Zapier co-founder and CEO Wade Foster also believes that AI isn't quite ready for prime time. " AI has a long way to go before we begin to see the radical transformations being heralded in the tech community," he said. "The simpler solution is automation. Sales reps can incorporate automation into their existing processes to get instantaneous alerts and updates from the various CRM tools they already use to better understand current and prospective customers."
Outreach's Medina offered an example about teams using a ML model to improve sales operations. The model showed that the prospects that representatives spent more time working with had the greatest chance of being converted into a sale. According to Medina, however, what was actually happening is that the reps were simply choosing to spend more time working on those prospects because they felt they were more likely to make a sale on them in the first place. "This is like saying that the rise in drowning is caused by ice cream consumption when, in reality, it just happens to be summer," said Medina. "Correlation is not causation."
A Focus on Simplicity
For the next year, Medina predicts that AI and ML will not be as high-profile as company marketing might have you think. "[We're going to see] a bunch of disappointments, a bunch of things that are not working, and a back-to-basics approach where we are going to stop talking about ML and go back to real data science a bit."

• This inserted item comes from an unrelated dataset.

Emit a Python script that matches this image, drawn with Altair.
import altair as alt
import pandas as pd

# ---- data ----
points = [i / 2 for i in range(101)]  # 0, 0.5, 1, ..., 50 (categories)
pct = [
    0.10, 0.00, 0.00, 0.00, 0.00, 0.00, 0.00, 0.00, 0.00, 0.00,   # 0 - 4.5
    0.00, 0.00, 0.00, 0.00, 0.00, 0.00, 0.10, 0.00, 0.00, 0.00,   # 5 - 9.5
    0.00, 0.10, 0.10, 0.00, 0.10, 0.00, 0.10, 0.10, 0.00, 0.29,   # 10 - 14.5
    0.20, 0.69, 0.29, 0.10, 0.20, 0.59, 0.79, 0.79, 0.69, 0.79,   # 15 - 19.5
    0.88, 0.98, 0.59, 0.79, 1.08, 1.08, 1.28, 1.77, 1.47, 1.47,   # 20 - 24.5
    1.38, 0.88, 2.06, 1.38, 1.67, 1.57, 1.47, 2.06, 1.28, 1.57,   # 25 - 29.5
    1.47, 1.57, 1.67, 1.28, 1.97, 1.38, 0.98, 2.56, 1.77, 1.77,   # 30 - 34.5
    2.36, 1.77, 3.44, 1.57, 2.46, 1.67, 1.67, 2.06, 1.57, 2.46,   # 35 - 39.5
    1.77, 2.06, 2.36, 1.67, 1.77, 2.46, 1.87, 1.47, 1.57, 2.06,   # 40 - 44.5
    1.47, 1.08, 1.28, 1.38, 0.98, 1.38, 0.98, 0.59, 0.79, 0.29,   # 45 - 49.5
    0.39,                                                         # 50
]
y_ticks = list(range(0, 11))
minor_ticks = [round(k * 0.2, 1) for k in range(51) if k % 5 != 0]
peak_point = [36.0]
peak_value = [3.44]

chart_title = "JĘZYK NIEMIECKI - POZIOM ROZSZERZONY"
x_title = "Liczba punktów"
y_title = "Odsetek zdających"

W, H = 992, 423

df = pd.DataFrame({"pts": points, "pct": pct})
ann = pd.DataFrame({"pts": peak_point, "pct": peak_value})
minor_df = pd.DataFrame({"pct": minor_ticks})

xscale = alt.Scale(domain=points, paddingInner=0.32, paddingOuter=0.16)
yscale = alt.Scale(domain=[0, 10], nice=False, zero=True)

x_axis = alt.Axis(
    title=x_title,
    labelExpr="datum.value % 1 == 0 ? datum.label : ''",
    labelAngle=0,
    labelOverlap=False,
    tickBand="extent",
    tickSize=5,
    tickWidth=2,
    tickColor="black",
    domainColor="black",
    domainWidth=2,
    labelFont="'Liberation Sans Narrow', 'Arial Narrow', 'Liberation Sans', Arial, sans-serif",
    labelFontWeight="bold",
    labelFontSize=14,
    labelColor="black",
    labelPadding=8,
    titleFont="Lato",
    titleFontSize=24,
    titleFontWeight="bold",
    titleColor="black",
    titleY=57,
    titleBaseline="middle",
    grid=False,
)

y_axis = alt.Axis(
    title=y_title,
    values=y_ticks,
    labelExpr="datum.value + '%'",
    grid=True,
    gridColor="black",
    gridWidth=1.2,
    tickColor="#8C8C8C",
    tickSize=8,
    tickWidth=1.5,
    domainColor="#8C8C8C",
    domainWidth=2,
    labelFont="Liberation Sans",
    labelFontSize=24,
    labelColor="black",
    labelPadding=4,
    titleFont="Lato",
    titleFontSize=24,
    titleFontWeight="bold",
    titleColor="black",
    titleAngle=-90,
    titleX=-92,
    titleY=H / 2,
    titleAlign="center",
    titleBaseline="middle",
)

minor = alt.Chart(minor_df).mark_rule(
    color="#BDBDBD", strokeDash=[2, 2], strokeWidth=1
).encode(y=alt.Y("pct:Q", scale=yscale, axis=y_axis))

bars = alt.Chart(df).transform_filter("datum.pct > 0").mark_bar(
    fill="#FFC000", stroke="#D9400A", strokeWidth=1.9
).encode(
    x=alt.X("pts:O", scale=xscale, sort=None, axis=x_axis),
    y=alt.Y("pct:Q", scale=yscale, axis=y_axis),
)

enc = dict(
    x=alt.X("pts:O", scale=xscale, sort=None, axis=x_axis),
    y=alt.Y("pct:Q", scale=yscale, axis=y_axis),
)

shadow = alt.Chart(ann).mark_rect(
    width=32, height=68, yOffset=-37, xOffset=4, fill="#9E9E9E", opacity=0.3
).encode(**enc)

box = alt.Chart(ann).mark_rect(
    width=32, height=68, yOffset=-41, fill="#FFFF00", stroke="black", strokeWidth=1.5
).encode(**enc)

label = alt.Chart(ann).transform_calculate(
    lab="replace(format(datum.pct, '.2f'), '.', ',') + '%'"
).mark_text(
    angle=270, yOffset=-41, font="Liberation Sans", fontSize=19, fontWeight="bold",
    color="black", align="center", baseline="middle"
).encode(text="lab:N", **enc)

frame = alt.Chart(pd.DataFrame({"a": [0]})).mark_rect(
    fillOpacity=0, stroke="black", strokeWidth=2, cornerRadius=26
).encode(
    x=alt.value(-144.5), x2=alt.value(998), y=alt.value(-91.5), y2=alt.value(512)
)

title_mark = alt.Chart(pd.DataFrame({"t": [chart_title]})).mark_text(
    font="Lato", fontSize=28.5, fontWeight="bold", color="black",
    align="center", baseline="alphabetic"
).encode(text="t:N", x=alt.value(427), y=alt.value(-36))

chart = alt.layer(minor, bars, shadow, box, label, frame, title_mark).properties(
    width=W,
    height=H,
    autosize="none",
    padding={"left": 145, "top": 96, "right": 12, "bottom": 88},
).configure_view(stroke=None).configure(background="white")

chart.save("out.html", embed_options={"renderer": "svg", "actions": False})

Medina offers the data operations of Facebook, Google, and Netflix as model examples of companies taking intelligent insights into their data. Data insights will be gathered from human analysis to spot opportunities for improvement in sales teams.
Medina said that this back-to-basics approach is what guides his work at Outreach. "There's going to be a separation between where the rep lives and where the data's stored," he said. "That's the way we're attacking the market. We're creating a sales engagement platform where the rep actually sends emails and it's where the playbook lives, so reps know what to do in all situations."

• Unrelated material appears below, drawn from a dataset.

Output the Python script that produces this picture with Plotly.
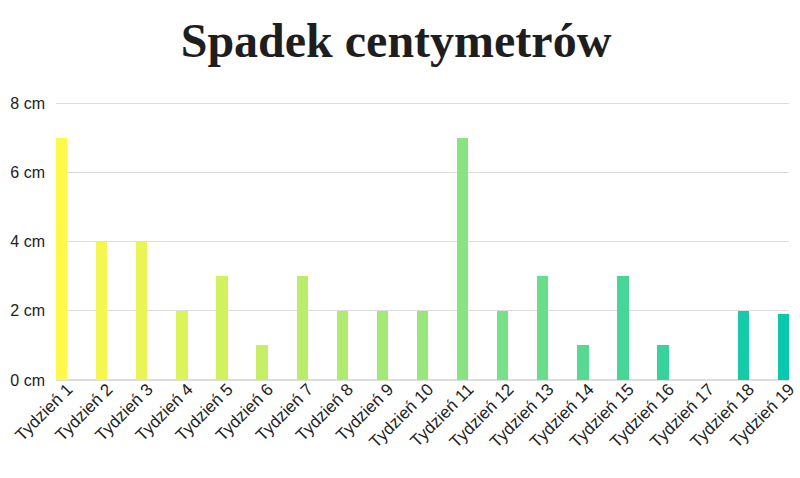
import plotly.graph_objects as go

categories = [f"Tydzień {i}" for i in range(1, 20)]
values = [7, 4, 4, 2, 3, 1, 3, 2, 2, 2, 7, 2, 3, 1, 3, 1, 0, 2, 1.9]
y_ticks = [0, 2, 4, 6, 8]
y_tick_labels = [f"{v} cm" for v in y_ticks]

def hex_to_rgb(h):
    h = h.lstrip("#")
    return [int(h[i:i+2], 16) for i in (0, 2, 4)]

stops = [hex_to_rgb("#FFF94A"), hex_to_rgb("#98E77A"), hex_to_rgb("#08C8AE")]
n = len(categories)
colors = []
for i in range(n):
    t = i / (n - 1)
    if t <= 0.5:
        a, b, f = stops[0], stops[1], t / 0.5
    else:
        a, b, f = stops[1], stops[2], (t - 0.5) / 0.5
    c = [round(a[k] + (b[k] - a[k]) * f) for k in range(3)]
    colors.append(f"rgb({c[0]},{c[1]},{c[2]})")

xs = list(range(n))
fig = go.Figure(go.Bar(x=xs, y=values, marker=dict(color=colors, line=dict(width=0)), width=0.28))

ytop = 8.06
fig.update_layout(
    width=800, height=478,
    paper_bgcolor="white", plot_bgcolor="white",
    margin=dict(l=56, r=11, t=101, b=98, autoexpand=False),
    title=dict(text="Spadek centymetrów", x=0.495, xanchor="center", y=0.915, yanchor="middle",
               font=dict(family="Liberation Serif", size=48, color="#1e1e1e", weight="bold")),
    showlegend=False,
    bargap=0,
    xaxis=dict(
        range=[-0.14, n - 1 + 0.14], tickmode="array", tickvals=xs, ticktext=categories,
        tickangle=-45, ticklabelstandoff=-5, ticklabelshift=6,
        tickfont=dict(family="Liberation Sans", size=17, color="#222"),
        showgrid=False, zeroline=False, showline=False, ticks="", automargin=False,
    ),
    yaxis=dict(
        range=[0, ytop], tickmode="array", tickvals=y_ticks, ticktext=y_tick_labels,
        tickfont=dict(family="Liberation Sans", size=16, color="#222"),
        gridcolor="#dddddd", gridwidth=1, zeroline=True, zerolinecolor="#dddddd",
        showline=False, ticks="", ticklabelstandoff=10, automargin=False,
    ),
)
fig.write_html("out.html")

What Outreach aims to do is combine the convenient automations we are used to with a personable human touch. "This improves the rep's efficiency," said Medina. "Then what we do is, we turn around and take all of that data and give it to our user, the customer, to spot opportunities for improvement."
Throughout our conversation, Medina mentioned that he thinks all of the CRM providers are getting "data-hungry." He predicted that, in a drive to encompass more parts of the customer journey, developers such as Salesforce will be signing more strategic partnerships like they did with Amazon Web Services in 2016. These partnerships serve both to encompass the entire customer journey and to expand their data. "Salesforce is built on an Oracle database," said Medina. "It doesn't scale well. It cannot accommodate unstructured data as well as structured data. This is why we see all of these partnerships. They need a diverse, multi-vendor strategy."
While the CRM space will continue to update its infrastructure, businesses will look for new and effective ways to source leads. The majority of LinkedIn users would probably consider the website a platform for networking and sharing content. But to many companies, including CRM developers, LinkedIn is a rich data mine for leveraging user information.
"LinkedIn is the only self-updating social database for work at the moment," said Medina. "Because of that, Microsoft has a bit of an advantage because they can slow-roll the opening of their API [application programming interface]." Considering the fact that Microsoft offers their own CRM platform, the idea of the company using the LinkedIn data for themselves isn't hard to imagine.